The generated code calls readJava8CompressedString which does readAsciiChars without knowledge of the Java setting for as far as I can tell? You shouldn't install a (UTF-16) char when a Latin-1 byte would fit. The Strinvalue may look fine but such Strings don't compare equal to their literals. 👻 Please do tell if I missed something there.

readJava8CompressedString will read coder first, then read latin string if the coder si latin. If the coder is utf16, but serialized data is utf16 encodered latin data, the deserialization will just read the utf16 encodered latin data into a char array and create string object from it. Actually, JDK8 only support char[] as internal storage of string object. You allways need to create utf-16 char from Latin-1 byte

pascaldekloe commented 11 months ago

Ahhh... I see now. So JDK8 means Oracle Java 1.8, and that one's differend from the OpenJDK line. The generated code can target only one of the two: either char[] or byte[]. I'll try to figure out if we can get this information at runtime in a static constant.
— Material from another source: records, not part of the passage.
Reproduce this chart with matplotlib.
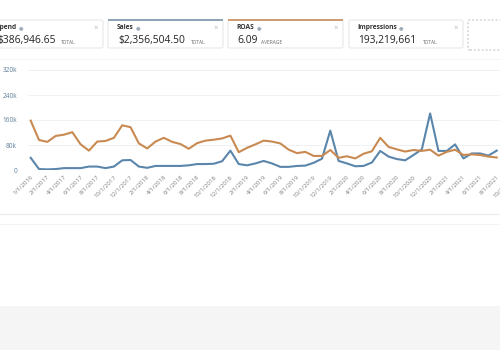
import numpy as np
import matplotlib
matplotlib.use('Agg')
import matplotlib.pyplot as plt
import pandas as pd
from matplotlib.patches import FancyBboxPatch, Rectangle

plt.rcParams['font.family'] = ['Open Sans', 'DejaVu Sans']

# data (values in dollars)
dates = ['1/1/2016'] + [f'{d.month}/1/{d.year}' for d in pd.date_range('2017-01-01', periods=60, freq='MS')]

orange_k = [158, 96, 90, 109, 113, 121, 82, 62, 91, 93, 103, 143, 137, 85, 69, 91, 103, 90, 83, 68,
            86, 94, 97, 101, 110, 57, 71, 82, 94, 91, 85, 65, 54, 58, 45, 45, 64, 39, 44, 37,
            52, 60, 103, 74, 66, 59, 64, 61, 65, 46, 58, 65, 48, 50, 48, 43, 40]
blue_k = [39, 3, 2, 3, 6, 6, 6, 11, 11, 6, 11, 31, 32, 11, 7, 13, 13, 13, 13, 15,
          19, 19, 20, 28, 62, 19, 15, 21, 29, 21, 10, 10, 13, 14, 23, 36, 126, 29, 21, 12,
          13, 24, 61, 43, 35, 31, 48, 66, 181, 61, 61, 82, 37, 53, 53, 46, 62]

y_ticks = [0, 80000, 160000, 240000, 320000]
y_labels = ['0', '80k', '160k', '240k', '320k']

# summary cards: name, value, kind, left, right, top colour
cards = [('Spend', '$386,946.65', 'TOTAL', -14, 103, None),
         ('Sales', '$2,356,504.50', 'TOTAL', 108, 223, '#8ea3b6'),
         ('ROAS', '6.09', 'AVERAGE', 228, 343, '#cf9c73'),
         ('Impressions', '193,219,661', 'TOTAL', 349, 463, None)]
label_x = [-3.5, 117, 236, 357]
icon_x = [21, 138, 259, 401]
value_w = [60, 70, 21, 62]

W, H = 500, 350
fig = plt.figure(figsize=(5, 3.5), dpi=100)
fig.patch.set_facecolor('white')


def fx(x):
    return x / W


def fy(y):
    return 1 - y / H


# cards
for (name, val, kind, l, r, top), lx, ix, vw in zip(cards, label_x, icon_x, value_w):
    box = FancyBboxPatch((fx(l), fy(48)), fx(r - l), 28 / H, boxstyle='round,pad=0,rounding_size=0.004',
                         transform=fig.transFigure, fc='white', ec='#e2e2e2', lw=0.6)
    fig.patches.append(box)
    if top:
        fig.patches.append(Rectangle((fx(l), fy(21)), fx(r - l), 2 / H, transform=fig.transFigure,
                                     fc=top, ec='none'))
    fig.text(fx(lx), fy(27.5), name, fontsize=4.8, fontweight='bold', color='#333333', va='center')
    fig.text(fx(ix), fy(27.5), '●', fontsize=3.8, color='#9eabb8', va='center', ha='center')
    fig.text(fx(r - 7), fy(28), '×', fontsize=5.5, color='#b5b5b5', va='center', ha='center')
    fig.text(fx(lx + 1), fy(40.5), val, fontsize=7.4, fontweight='medium', color='#222222', va='center')
    fig.text(fx(lx + 1 + vw + 3), fy(42), kind, fontsize=3.5, color='#666666', va='center')

# empty dashed card
fig.patches.append(FancyBboxPatch((fx(468), fy(50)), fx(50), 30 / H, boxstyle='round,pad=0,rounding_size=0.004',
                                  transform=fig.transFigure, fc='white', ec='#bdbdbd', lw=0.7, ls=(0, (2, 2))))

# separators below the chart and the grey footer
fig.add_artist(plt.Line2D([0, 1], [fy(59), fy(59)], color='#f2f2f2', lw=0.6))
fig.add_artist(plt.Line2D([0, 1], [fy(214), fy(214)], color='#ebebeb', lw=0.8))
fig.add_artist(plt.Line2D([0, 1], [fy(224), fy(224)], color='#f3f3f3', lw=0.8))
fig.patches.append(Rectangle((0, 0), 1, fy(306), transform=fig.transFigure, fc='#f5f5f5', ec='none'))

# chart area
step = 8.33
x0 = 30.7
left_px, right_px = 28, 530
ax = fig.add_axes([fx(left_px), fy(170), fx(right_px - left_px), 100 / H])
ax.set_facecolor('none')
x = np.arange(len(orange_k))
ax.plot(x, np.array(blue_k) * 1000, color='#5b86ab', lw=1.5, zorder=3)
ax.plot(x, np.array(orange_k) * 1000, color='#c98a52', lw=1.5, zorder=3)

ax.set_xlim(-(x0 - left_px) / step, (right_px - x0) / step)
ax.set_ylim(0, 320000)
ax.set_yticks(y_ticks)
ax.set_yticklabels(y_labels)
ax.grid(axis='y', color='#eceff2', lw=0.6)
ax.set_axisbelow(True)
for s in ax.spines.values():
    s.set_visible(False)
ax.tick_params(axis='y', length=0, pad=8, labelsize=4.7, labelcolor='#5f7f99')

ticks = list(range(0, len(dates), 2))
ax.set_xticks(ticks)
ax.set_xticklabels([dates[i] for i in ticks], rotation=45, ha='right', rotation_mode='anchor')
ax.tick_params(axis='x', length=0, pad=3, labelsize=4.4, labelcolor='#7f7f7f')

fig.savefig('out.png', dpi=100, facecolor='white')
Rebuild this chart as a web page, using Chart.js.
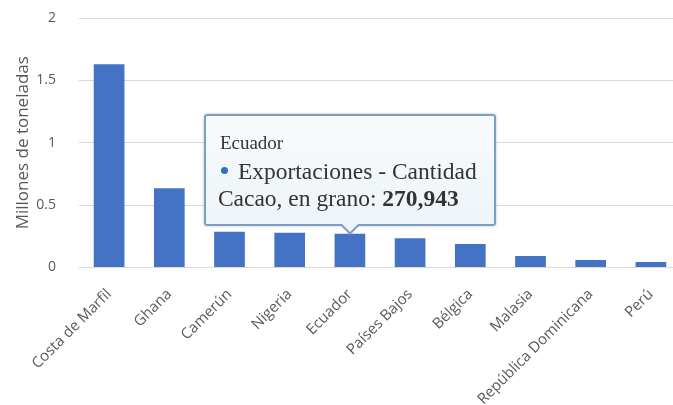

chaokunyang commented 11 months ago

Fury write encoding to data, this is different from other libs. Most of framework support utf8 only, whose encoding is inefficient for many languages.

pascaldekloe commented 11 months ago

It's not the UTF-8 to UTF-16 conversion that makes Java slow. I just tried a direct conversion with Unsafe and the performance is fine. The issue lies in temporary array allocation and the additional copy cycle. You were right to bypass such bad design with direct insertion.

However, the Oracle v.s. OpenJDK issue got me in doubt now. Can't have anything nice with different fields, different array types, runtime switches and native endianness all together. That is just too many loose ends with no guarantee for the future. 🤔

chaokunyang commented 11 months ago

The java.lang.String#coder is package-level API in java.lang.String, which is stable somehow. But you are right that a different JDK vendor can change it's data structure, though it doesn't happen for now. It didn't change across JDK9~21 for all common JDKs. Maybe it's worth such compilcation considering String is used so common. And if some jdk does changed this internal structure, we can just add patch for such jdks without breaking backward compatibility.